Sandra Lazáro ist eine der Meereshüterinnen, die für Ocean Alive unterwegs sind. Sie stammt aus einer Fischerfamilie und ist seit mehr als 35 Jahren gemeinsam mit ihrem Mann auf dem Meer unterwegs. Die Seegraswiesen sind für sie besonders wichtig, weil in ihnen die Tiere leben, die sie fangen. Derzeit stockt Lazáro mit ihrer Tätigkeit für das Umweltprojekt lediglich ihr Gehalt auf. „Ich hoffe, dass die Arbeit für Ocean Alive eines Tages ein Vollzeitjob wird“, sagt Gaspar auf der Planetiers auf der World Gathering Konferenz 2022 in Lissabon. 
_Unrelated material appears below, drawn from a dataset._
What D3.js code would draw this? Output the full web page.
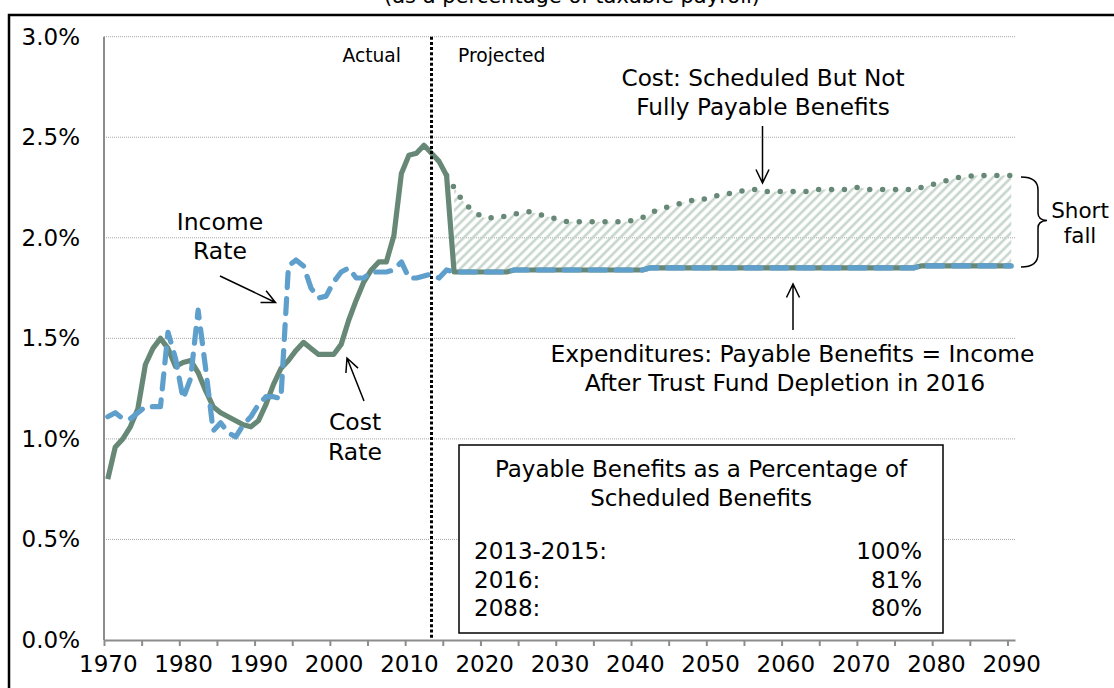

Zu den Aufgaben von Lazáro und ihren Kolleginnen gehört nicht nur das Kartographieren, sondern auch die Aufklärung der Fischer. Diese Tragen zur Zerstörung der Seegraswiesen bei, wenn sie zum Beispiel ihre Boote an sehr langen Leinen festmachen, die sich beim steten Wellengang mit den Seegrashalmen verheddern. Sogar traditionelle Fangmethoden gefährden das Ökosystem, etwa, wenn die Fischer Salz verwenden, um Muscheln anzulocken. Die Plastikbehälter, in denen das Salz transportiert wurde, ließen sie bisher einfach am Strand liegen. Die Ansprachen von Lazáro & Co. zeigen Wirkung: Mittlerweile nehmen die Fischer ihren Müll nach getaner Arbeit mit und entsorgen ihn ordnungsgemäß oder sie ankern jenseits der Unterwasserhabitate. 

In den vergangenen Jahren hat Ocean Alive mithilfe der Fischerinnen mehr als 20 Seegraswiesen erfasst. Darüber freut sich auch Coelho: „Das Beste, was wir tun können, ist zu schützen, was wir haben - dafür müssen wir aber zuvor wissen, wie viel schon da ist.“

1.700 Hektar
beträgt die Fläche der Seegraswiesen an den Küsten Portugals – das entspricht knapp 2.400 Fußballfeldern.
Quelle: Ocean alive

56.000 Tonnen
CO2 binden die Seegraswiesen der deutschen Ostsee, die eine Fläche von etwa 285 Quadratkilometern bedecken.